El aburrimiento de la técnica
Pero la política no es eso y, al mismo tiempo, tiende a ocultar que la moral en realidad es una parte relativamente pequeña de su actividad cotidiana. Lo que subyace bajo la muy estética lucha entre ángeles y demonios son una cantidad de problemas técnicos que la ciudadanía nunca llega a conocer, sea porque se la ocultan o porque prefiere no verla. Hacer una ley de carácter social que funcione o reformar bien una institución son asuntos increíblemente complejos (en un gobierno en minoría como el que probablemente nos espera, casi imposibles) que los ciudadanos esperamos que se resuelvan porque depositamos nuestra confianza en expertos afines ideológicamente a nosotros a los que creemos capaces de gestionar tanta complejidad. Tiene algo de salto de fe.

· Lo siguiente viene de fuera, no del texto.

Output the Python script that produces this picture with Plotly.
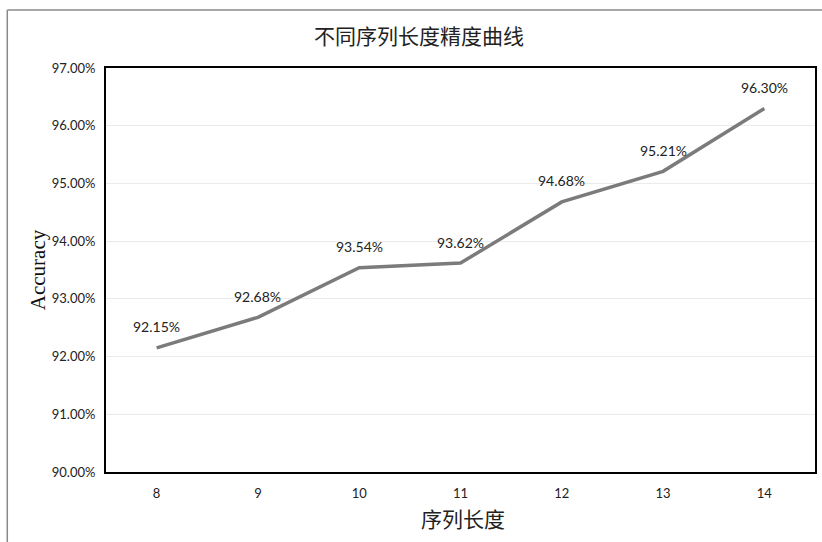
import plotly.graph_objects as go

seq_len = ["8", "9", "10", "11", "12", "13", "14"]
accuracy = [92.15, 92.68, 93.54, 93.62, 94.68, 95.21, 96.30]
y_ticks = [90, 91, 92, 93, 94, 95, 96, 97]

W, H = 822, 542
L, R, T, B = 106, 5, 68, 70
pw, ph = W - L - R, H - T - B

def px_x(p):
    return (p - L) / pw

def px_y(p):
    return (H - B - p) / ph

fig = go.Figure()
fig.add_trace(go.Scatter(
    x=seq_len, y=accuracy, mode="lines",
    line=dict(color="#7b7b7b", width=3.5),
    hoverinfo="skip", showlegend=False,
))

for i, yv in enumerate(accuracy):
    fig.add_annotation(x=i, y=yv, text=f"{yv:.2f}%", showarrow=False,
                       xanchor="center", yanchor="middle", yshift=21,
                       font=dict(family="Lato, Open Sans, sans-serif", size=14, color="#222"))

fig.update_layout(
    width=W, height=H,
    margin=dict(l=L, r=R, t=T, b=B),
    paper_bgcolor="white", plot_bgcolor="white",
    showlegend=False,
)
fig.update_xaxes(
    type="category", range=[-0.5, 6.5],
    showline=True, linecolor="black", linewidth=2, mirror=True,
    showgrid=False, ticks="", ticklabelstandoff=8,
    tickfont=dict(family="Lato, Open Sans, sans-serif", size=13, color="#222"),
)
fig.update_yaxes(
    range=[90, 97], tickvals=y_ticks, ticktext=[f"{v:.2f}%" for v in y_ticks],
    showline=True, linecolor="black", linewidth=2, mirror=True,
    showgrid=True, gridcolor="#ebebeb", gridwidth=1, zeroline=False,
    ticks="", ticklabelstandoff=6,
    tickfont=dict(family="Lato, Open Sans, sans-serif", size=13, color="#222"),
)

# titles
fig.add_annotation(xref="paper", yref="paper", x=px_x(420), y=px_y(35),
                   xanchor="center", yanchor="middle",
                   text="不同序列长度精度曲线", showarrow=False,
                   font=dict(family="Noto Sans CJK SC", size=21, color="#222"))
fig.add_annotation(xref="paper", yref="paper", x=px_x(464), y=px_y(518),
                   xanchor="center", yanchor="middle",
                   text="序列长度", showarrow=False,
                   font=dict(family="Noto Sans CJK SC", size=21, color="#222"))
fig.add_annotation(xref="paper", yref="paper", x=px_x(38), y=px_y(270),
                   xanchor="center", yanchor="middle",
                   text="Accuracy", showarrow=False, textangle=-90,
                   font=dict(family="Liberation Serif, serif", size=21, color="#111"))

# outer frame
fig.add_shape(type="line", xref="paper", yref="paper",
              x0=px_x(7), y0=px_y(10), x1=px_x(830), y1=px_y(10),
              line=dict(color="#8a8a8a", width=1.5))
fig.add_shape(type="line", xref="paper", yref="paper",
              x0=px_x(7), y0=px_y(10), x1=px_x(7), y1=px_y(550),
              line=dict(color="#8a8a8a", width=1.5))

fig.write_html("out.html")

Sin embargo, vivimos una era de hipermoralidad: la política se presenta a sí misma como un asunto de buenos contra malos, que a veces son los nuevos contra los viejos, y el fantasma que recorre Europa es el del descrédito de los expertos, que ya no solo parecen a muchos votantes simples burócratas, sino gente que utiliza sus conocimientos específicos para desatar el mal. Con todo, quienes abusan de esta explotación moralista de la política suelen tener problemas no ya cuando alcanzan el poder, sino cuando se integran en las muy tecnificadas instituciones: descubren que no basta con ser bueno, sino que hay que interiorizar las reglas, hay que aprender a negociar y los triunfos ya no se contabilizan en retuits sino en logros tangibles. Luego, si todo va bien y las instituciones son fuertes, asumen el aburrimiento de la técnica. Y eso es bueno.